Bien sûr, ces 7 facteurs sont peut-être un jeu des 7 erreurs … Mais la réflexion prospective a ceci de particulier qu’elle n’a d’intérêt que si l’on accepte deux règles :
. ne pas prolonger le présent
. accepter le risque.
Philippe Cahen
Créateur-conseil en prospective, partenaire d'e-Mergences
[1] Définition INSEE. L'unité urbaine est une commune ou un ensemble de communes qui comporte sur son territoire une zone bâtie d'au moins 2 000 habitants où aucune habitation n'est séparée de la plus proche de plus de 200 mètres.

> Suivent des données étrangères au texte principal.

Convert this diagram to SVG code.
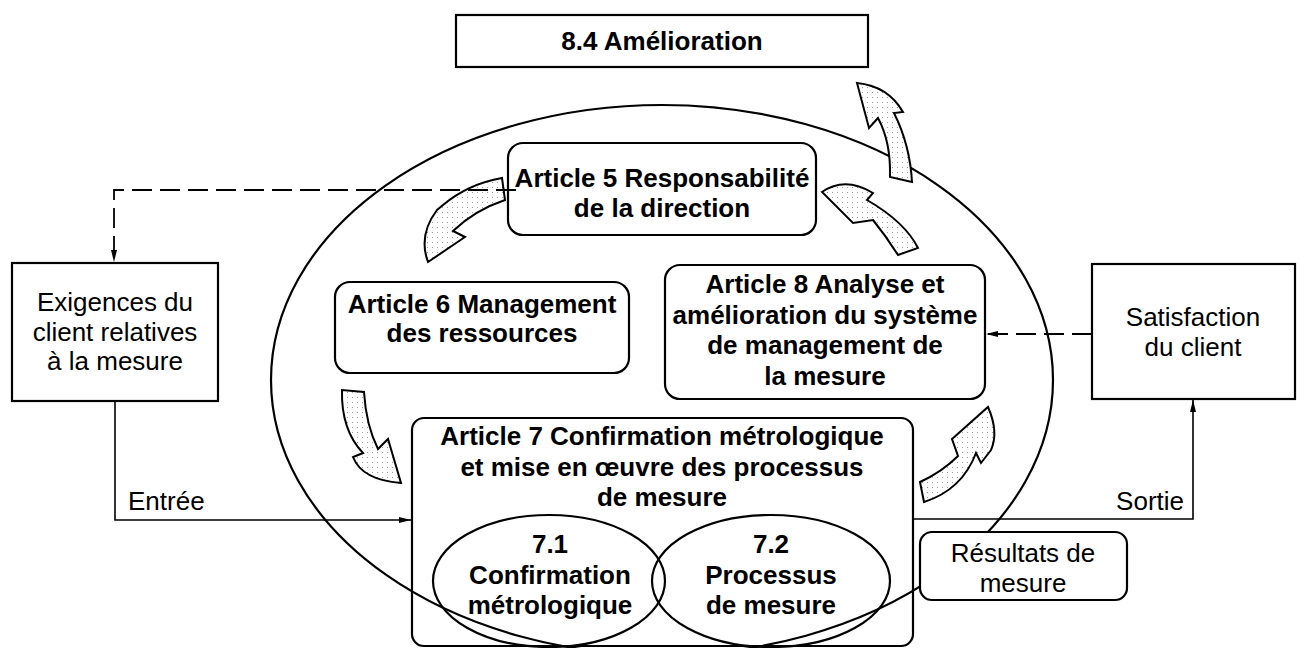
<svg xmlns="http://www.w3.org/2000/svg" width="1301" height="648" viewBox="0 0 1301 648">
<defs>
<style>
.box{fill:#fff;stroke:#000;stroke-width:2.2}
.open{fill:none;stroke:#000;stroke-width:2.2}
.b{font-family:"Liberation Sans",Arial,sans-serif;font-weight:bold;font-size:26px;text-anchor:middle;fill:#000}
.r{font-family:"Liberation Sans",Arial,sans-serif;font-size:26px;text-anchor:middle;fill:#000}
.line{fill:none;stroke:#000;stroke-width:1.6}
.dash{fill:none;stroke:#000;stroke-width:1.8;stroke-dasharray:20 8}
.blk{fill:url(#dots);stroke:#000;stroke-width:2;stroke-linejoin:miter}
</style>
<pattern id="dots" width="5" height="5" patternUnits="userSpaceOnUse">
<rect width="5" height="5" fill="#fff"/>
<rect x="2" y="2" width="1" height="1" fill="#999"/>
</pattern>
<marker id="ah" viewBox="0 0 12 6" refX="12" refY="3" markerWidth="12" markerHeight="6" orient="auto" markerUnits="userSpaceOnUse">
<path d="M0,0 L12,3 L0,6 Z" fill="#000"/>
</marker>
</defs>
<rect width="1301" height="648" fill="#fff"/>

<g id="scope">
<ellipse cx="662" cy="380" rx="391" ry="275" class="open"/>
</g>

<g id="art7">
<rect x="412" y="418" width="501" height="228" rx="12" class="open"/>
<text class="b" x="662" y="445">Article 7 Confirmation métrologique</text>
<text class="b" x="662" y="476">et mise en œuvre des processus</text>
<text class="b" x="662" y="506">de mesure</text>
</g>
<g id="n71">
<ellipse cx="549" cy="581" rx="116" ry="66" class="open"/>
<text class="b" x="550" y="553">7.1</text>
<text class="b" x="550" y="584">Confirmation</text>
<text class="b" x="550" y="614">métrologique</text>
</g>
<g id="n72">
<ellipse cx="771" cy="581" rx="119" ry="66" class="open"/>
<text class="b" x="771" y="553">7.2</text>
<text class="b" x="771" y="584">Processus</text>
<text class="b" x="771" y="614">de mesure</text>
</g>

<g id="amelioration">
<rect x="456" y="15" width="412" height="52" class="box"/>
<text class="b" x="662" y="50">8.4 Amélioration</text>
</g>
<g id="art5">
<rect x="508" y="143" width="308" height="92" rx="15" class="box"/>
<text class="b" x="662" y="187">Article 5 Responsabilité</text>
<text class="b" x="662" y="217">de la direction</text>
</g>
<g id="art6">
<rect x="335" y="282" width="294" height="91" rx="15" class="box"/>
<text class="b" x="482" y="313">Article 6 Management</text>
<text class="b" x="482" y="342">des ressources</text>
</g>
<g id="art8">
<rect x="665" y="265" width="320" height="134" rx="15" class="box"/>
<text class="b" x="825" y="293">Article 8 Analyse et</text>
<text class="b" x="825" y="324">amélioration du système</text>
<text class="b" x="825" y="354">de management de</text>
<text class="b" x="825" y="385">la mesure</text>
</g>
<g id="exigences">
<rect x="12" y="263" width="206" height="138" class="box"/>
<text class="r" x="115" y="311">Exigences du</text>
<text class="r" x="115" y="341">client relatives</text>
<text class="r" x="115" y="370">à la mesure</text>
</g>
<g id="satisfaction">
<rect x="1092" y="264" width="203" height="135" class="box"/>
<text class="r" x="1193" y="326">Satisfaction</text>
<text class="r" x="1193" y="356">du client</text>
</g>
<g id="resultats">
<rect x="920" y="532" width="207" height="68" rx="12" class="box"/>
<text class="r" x="1023" y="562">Résultats de</text>
<text class="r" x="1023" y="592">mesure</text>
</g>

<g id="connectors">
<path class="blk" d="M502,178 Q468,184 443,205 L437,210 Q418,235 428,262 L465,237 L453,231 Q475,210 505,200 Z"/>
<path class="blk" d="M342,390 Q341,430 363,453 L353,457 Q362,480 401,483 L388,439 L378,449 Q366,425 364,392 Z"/>
<path class="blk" d="M920,482 Q942,472 958,456 L952,439 L988,407 Q999,432 991,450 L981,463 L976,453 Q962,490 924,502 Z"/>
<path class="blk" d="M918,248 Q905,222 867,200 L873,193 Q845,176 822,192 L853,223 L873,220 Q886,236 898,255 Z"/>
<path class="blk" d="M890,177 Q891,142 878,118 L869,128 L857,83 Q888,86 903,112 L894,113 Q910,145 912,182 Z"/>
<path class="dash" d="M516,190 H114 V262" marker-end="url(#ah)"/>
<path class="dash" d="M1092,334 H986" marker-end="url(#ah)"/>
<path class="line" d="M115,401 V520 H411" marker-end="url(#ah)"/>
<path class="line" d="M913,519 H1193 V400" marker-end="url(#ah)"/>
<text class="r" x="128" y="510" text-anchor="start" style="text-anchor:start">Entrée</text>
<text class="r" x="1184" y="510" style="text-anchor:end">Sortie</text>
</g>
</svg>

En outre, chaque commune concernée possède plus de la moitié de sa population dans cette zone bâtie.
22:05 Publié dans Produits et services du futur, Prospective | Lien permanent | Commentaires (3) | Tags : Prospective
Commentaires
Bonjour Eric et Philippe.
Juste un petit commentaire pour vous signaler que Futuribles a publié dans le numéro 311 (septembre 2005) - qui rend par ailleurs compte du livre "Fabriquer le futur" - un article intitulé "L'automobile de demain", de Véronique Lamblin et Pierre Bonnaure et un autre sur les phénomènes de congestion : "Encombrements : quelles limites ?" d'André de Palma, Serge Pahaut et Emile Quinet.
Écrit par : geoffrey | 07/12/2005
Bonjour Geoffrey,
... zut, j'ai raté le n°. Heureusement que l'on peut encore se le procurer.

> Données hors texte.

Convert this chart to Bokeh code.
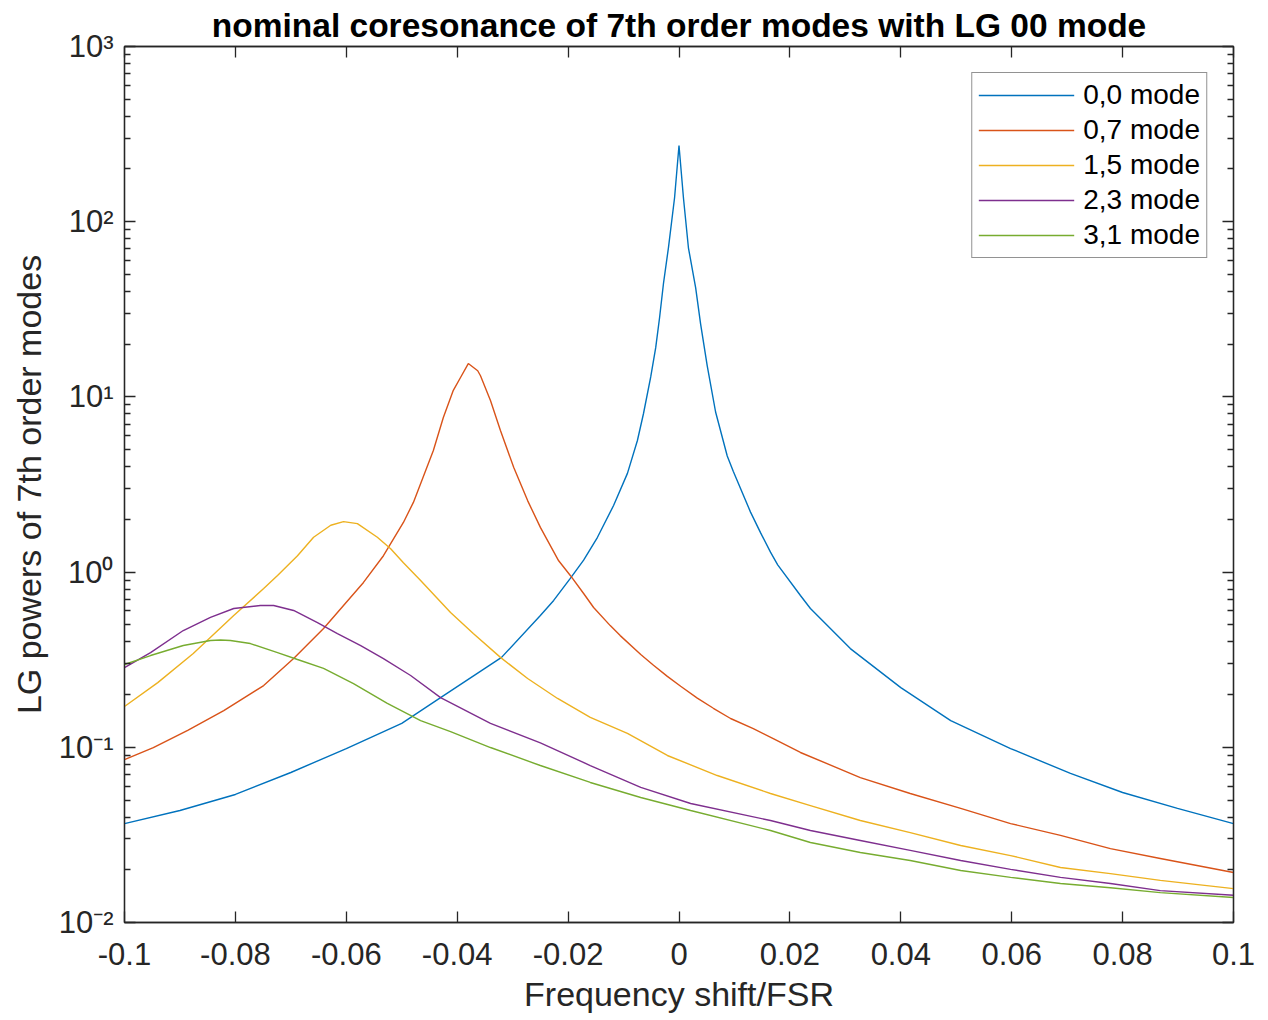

Concernant les encombrements, j'ai une théorie simple : la congestion du trafic s'autorégule.
En d'autres termes, chacun accepte de passer un certain temps pour un certain trajet. Au-delà de ce temps, il prend d'autres moyens de transports.
Ainsi, par exemple, en quelques mots, le trafic routier de Paris en août est finalement supérieur aux nombres de Parisiens en vacances. Chacun sait que l'on roule mieux à Paris en août et on prend donc plus facilement sa voiture.

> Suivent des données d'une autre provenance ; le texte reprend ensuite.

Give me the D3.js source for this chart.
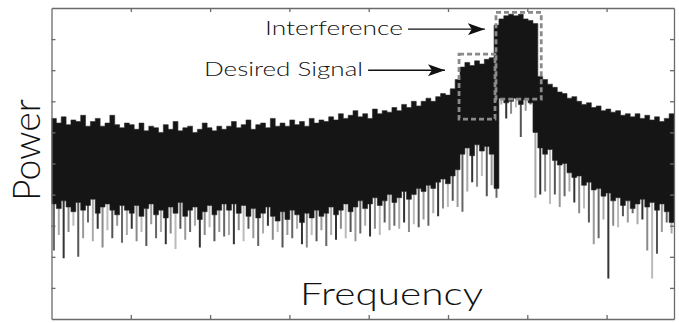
<!DOCTYPE html>
<html>
<head>
<meta charset="utf-8">
<script src="https://cdn.jsdelivr.net/npm/d3@7"></script>
<style>
body { margin: 0; background: #fff; }
text { font-family: "Lato", "DejaVu Sans", sans-serif; font-weight: 300; fill: #111; }
</style>
</head>
<body>
<div id="chart"></div>
<script>
// top of the dense band (power units, 0..100)
var hi = [64.5, 63, 65, 62.5, 64, 63.5, 65.5, 62, 63.5, 64.5, 62, 63, 65.5, 62.5, 61.5, 63,
  62.5, 61, 63, 60.5, 62, 61.5, 60, 62.5, 61, 63.5, 60.5, 61.5, 62, 60, 61, 63, 61.5, 60.5, 62, 61,
  62, 63.5, 61.5, 62.5, 64, 61, 62.5, 63, 61.5, 64.5, 62, 63, 62, 64, 62.5, 63.5, 62, 64.5, 63, 64,
  63.5, 65, 64, 66, 64.5, 65.5, 67, 65, 66, 64.5, 67.5, 66, 67, 66.5, 68,
  67, 69, 68, 70, 68.5, 70, 71, 70, 71.5, 72.5, 72, 74,
  77, 81, 82.5, 81.5, 83, 82, 83.5, 84,
  94.5, 96.5, 97.5, 98, 97.5, 98, 96.5, 96, 95,
  78, 77, 75.5, 74.5, 73, 72.5, 71, 71.5, 70, 69, 69.5, 68, 68.5, 67, 67.5, 66.5, 67, 65.5, 66, 65,
  66, 64.5, 65.5, 64, 65, 63.5, 64.5, 66];
// bottom of the solid band
var lo = [37, 35.5, 38, 36, 34.5, 37.5, 35, 36.5, 38.5, 34, 36, 37, 35, 33.5, 36.5, 35,
  34, 36.5, 33, 35.5, 37, 33.5, 35, 32.5, 36, 34, 37.5, 33, 35, 36, 32, 34.5, 36.5, 33.5, 35, 37,
  35, 37, 34, 36.5, 33, 35.5, 32.5, 34, 36, 33, 31.5, 34.5, 32, 35, 33.5, 31, 34, 32.5, 35, 33,
  34, 36, 33.5, 35, 37, 34.5, 36, 38, 35.5, 37, 39, 36.5, 38, 40, 37.5,
  39, 41, 38.5, 40, 42, 41, 43, 42, 44, 45, 43.5, 46,
  48, 53, 55, 52.5, 56, 54, 55.5, 53,
  42, 71, 69.5, 70, 71, 69, 70.5, 69.5, 60,
  55, 53, 54.5, 51, 49.5, 50, 47, 45.5, 46, 43, 44, 41.5, 42, 39.5, 40.5, 38, 39, 36.5, 38, 35.5,
  37, 38.5, 36, 37.5, 35, 37, 34.5, 31];
// lowest point of each spike
var sp = [22, 27, 19.5, 28, 30, 20, 26, 31, 25, 29, 23, 28.5, 26, 30, 24.5, 27,
  29, 25, 28, 23.5, 30.5, 26, 28, 24, 27.5, 22.5, 29, 25.5, 28, 30, 23, 27, 29.5, 25, 28, 26.5,
  27, 24, 28.5, 25, 29, 26, 23.5, 27.5, 30, 25.5, 28, 23, 27, 26, 29, 24, 23, 27, 25, 28.5,
  23.5, 27, 25.5, 29, 26, 28, 25, 27.5, 30, 26.5, 29, 27, 31, 28.5, 30,
  29, 31, 28, 30.5, 29.5, 32, 30, 34, 33, 35.5, 36, 38,
  36, 34.5, 41, 44, 42.5, 46, 39.5, 43,
  39, 69, 64.5, 66, 68, 58.5, 67, 69, 39,
  40, 41, 37, 40, 36, 39.5, 41, 37.5, 34, 35.5, 31, 24, 26, 32, 13, 30, 29.5, 33, 31, 34,
  30.5, 32, 22, 13, 21, 28, 31, 27.5];

var freqTicks = [1, 2, 3, 4, 5, 6, 7];
var powerTicks = [10, 20, 30, 40, 50, 60, 70, 80, 90];
var yLabel = "Power";
var xLabel = "Frequency";
var noteInterf = "Interference";
var noteDesired = "Desired Signal";

var w = 679, h = 323;
var pLeft = 51.5, pRight = 674, pTop = 8, pBottom = 319;

var svg = d3.select("#chart").append("svg")
  .attr("width", w)
  .attr("height", h);

var n = hi.length;
var bins = d3.scaleBand().domain(d3.range(n)).range([pLeft, pRight]);
var xb = d3.scaleLinear().domain([0, n]).range([pLeft, pRight]);
var xf = d3.scaleLinear().domain([0, 7.85]).range([pLeft, pRight]);
var y = d3.scaleLinear().domain([0, 100]).range([pBottom, pTop]);
var bw = bins.bandwidth();

svg.append("clipPath").attr("id", "clip")
  .append("rect").attr("x", pLeft).attr("y", pTop)
  .attr("width", pRight - pLeft).attr("height", pBottom - pTop);

var plot = svg.append("g").attr("clip-path", "url(#clip)");

var shades = ["#666", "#aaa", "#333", "#8a8a8a", "#bbb", "#555", "#999"];

// spikes below the band
plot.selectAll("line.spike").data(sp).enter().append("line")
  .attr("class", "spike")
  .attr("x1", (d, i) => bins(i) + bw / 2)
  .attr("x2", (d, i) => bins(i) + bw / 2)
  .attr("y1", (d, i) => y(lo[i]) - 2)
  .attr("y2", d => y(d))
  .attr("stroke", (d, i) => shades[i % shades.length])
  .attr("stroke-width", 2);

// the dense black band, one stepped area so no seams
var edges = d3.range(n + 1);
var band = d3.area()
  .curve(d3.curveStepAfter)
  .x(i => xb(i))
  .y0(i => y(lo[Math.min(i, n - 1)]))
  .y1(i => y(hi[Math.min(i, n - 1)]));
plot.append("path")
  .datum(edges)
  .attr("d", band)
  .attr("fill", "#151515")
  .attr("stroke", "#2a2a2a")
  .attr("stroke-width", 0.6);

// frame with inward ticks
function styleAxis(g) {
  g.selectAll("path, line").attr("stroke", "#6a6a6a").attr("stroke-width", 1.3);
}
svg.append("g").attr("transform", "translate(" + pLeft + ",0)")
  .call(d3.axisLeft(y).tickValues(powerTicks).tickSize(-4).tickSizeOuter(0).tickFormat(""))
  .call(styleAxis);
svg.append("g").attr("transform", "translate(" + pRight + ",0)")
  .call(d3.axisRight(y).tickValues(powerTicks).tickSize(-4).tickSizeOuter(0).tickFormat(""))
  .call(styleAxis);
svg.append("g").attr("transform", "translate(0," + pTop + ")")
  .call(d3.axisTop(xf).tickValues(freqTicks).tickSize(-4).tickSizeOuter(0).tickFormat(""))
  .call(styleAxis);
svg.append("g").attr("transform", "translate(0," + pBottom + ")")
  .call(d3.axisBottom(xf).tickValues(freqTicks).tickSize(-4).tickSizeOuter(0).tickFormat(""))
  .call(styleAxis);

// dashed boxes
var boxes = [
  {x0: 83.8, x1: 91.2, v0: 64.3, v1: 85.2},
  {x0: 91.4, x1: 100.7, v0: 70.7, v1: 98.6}
];
svg.selectAll("rect.box").data(boxes).enter().append("rect")
  .attr("class", "box")
  .attr("x", d => xb(d.x0))
  .attr("width", d => xb(d.x1) - xb(d.x0))
  .attr("y", d => y(d.v1))
  .attr("height", d => y(d.v0) - y(d.v1))
  .attr("fill", "none")
  .attr("stroke", "#8a8a8a")
  .attr("stroke-width", 2.8)
  .attr("stroke-dasharray", "5,3");

// arrows
svg.append("defs").append("marker")
  .attr("id", "head")
  .attr("viewBox", "0 0 17 12")
  .attr("refX", 17).attr("refY", 6)
  .attr("markerWidth", 17).attr("markerHeight", 12)
  .attr("markerUnits", "userSpaceOnUse")
  .attr("orient", "auto")
  .append("path")
  .attr("d", "M0,0 L17,6 L0,12 L4,6 Z")
  .attr("fill", "#111");

var arrows = [
  {x0: 73.3, x1: 89.1, v: 93.2},
  {x0: 65.1, x1: 80.9, v: 80}
];
svg.selectAll("line.arrow").data(arrows).enter().append("line")
  .attr("class", "arrow")
  .attr("x1", d => xb(d.x0)).attr("x2", d => xb(d.x1))
  .attr("y1", d => y(d.v)).attr("y2", d => y(d.v))
  .attr("stroke", "#111").attr("stroke-width", 1.4)
  .attr("marker-end", "url(#head)");

// labels
svg.append("text")
  .attr("x", 265).attr("y", 35)
  .attr("font-size", 20)
  .attr("textLength", 138).attr("lengthAdjust", "spacingAndGlyphs")
  .text(noteInterf);
svg.append("text")
  .attr("x", 204).attr("y", 76)
  .attr("font-size", 20)
  .attr("textLength", 159).attr("lengthAdjust", "spacingAndGlyphs")
  .text(noteDesired);
svg.append("text")
  .attr("x", 300).attr("y", 305)
  .attr("font-size", 31)
  .attr("textLength", 183).attr("lengthAdjust", "spacingAndGlyphs")
  .text(xLabel);
svg.append("text")
  .attr("transform", "translate(40,201) rotate(-90)")
  .attr("font-size", 37)
  .attr("textLength", 102).attr("lengthAdjust", "spacingAndGlyphs")
  .text(yLabel);
</script>
</body>
</html>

En septembre, surtout début septembre, le trafic est particulièrement dense ... et il rebaisse en octobre.
ma théorie simple est que c'est de l'autorégulation ...
Reste à confronter avec cet article de Futuribles !
Écrit par : Philippe Cahen | 07/12/2005
L'article sur l'automobile de Futuribles est très accessible, celui sur la congestion est plus technique. il est l'oeuvre de spécialistes des questions de congestion. Il offre un panorama des analyses économiques des encombrements (en terme d'externalités négatives, de coûts sociaux) et en effet parle de cette forme d'auto-régulation, mais qui en réalité, ne fonctionne pas très bien, car elle ne serait pleinement efficace que si l'information était parfaite. L'article creuse différents modes d'incitation et leurs effets (comme les péages urbains, ...).